For passenger cars, tires can be bidirectional, inside/outside or rotational direction.
Bidirectional - your can never go wrong mounting the tire to the wheel.
Inside/outside - "Outside" is meant to be on the outer part of the wheel, i.e. the part where you see the tyre most of the time.
Rotational direction - it has the arrow that shows the direction of the tire when the car move forward. If mounted on the right side of the car (front or rear), the arrow indicator pointed to the your right side, if it on top most of the tire. (see photo below)

My focus is elaborate on rotational direction since that's the only concern for MTB'r.

Tyre fitted on wheel for right side of the car

On tarmac, rotational direction wasn't a major factor if you are driving in hot & sunny day.
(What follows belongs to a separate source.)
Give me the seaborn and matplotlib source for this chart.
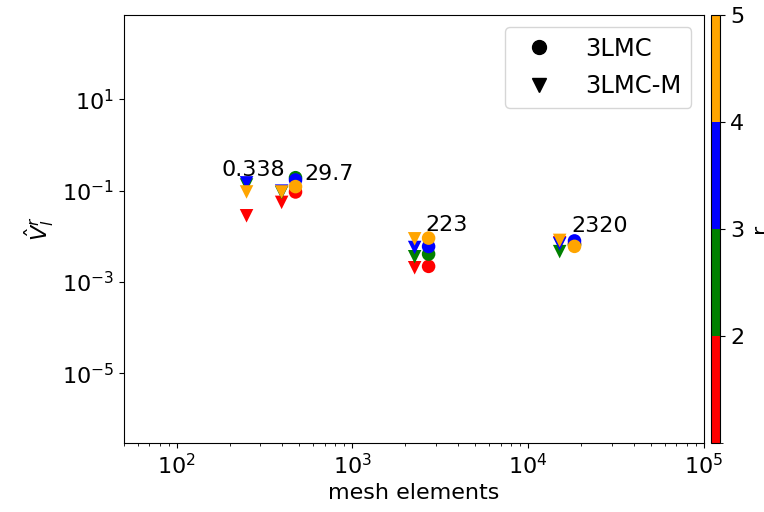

Rotational directional comes to its purpose when it's raining or you hit patch of water. The tread on rotational directional tire will "channel" out the water in between the tire and the tarmac away as to gain contact to the road. Without this, the tire will hydroplane (or aquaplane) and car will lost contact with the road renders braking, steering, and accelerating useless and disastrous. As such, mounting rotational direction tire wrongly will increase the risk of hydroplaning since instead of "channel" out the water, it "scoop" the water in!

Back to MTB, directional tyre for MTB is always on the opposite side for front and rear. This is for the reason that rear tire is the driving wheel and it need all the traction required to maintain its contact to the terrain in order to move forward. On the other hand, front tire is always on rolling and doesn't need that much of tread until you need to apply brake. Front tire works the same way like the rear tire in term of traction but in different rotational direction. That's another reason why rear brake has less stopping power that the front.

Friday, December 12, 2008

Why do I take up cycling?

1. 1 form of exercise
I tried running but my shin hurts badly after few hundreds meters. Been into gym but monthly commitment of RM180 seems too much. Furthermore, gym buddy insisted on me going to the outlet next to his office but so out of the way of my route. After giving a serious thought of it and series of harassment by Jazlany and Big Mac, I committed myself into cycling.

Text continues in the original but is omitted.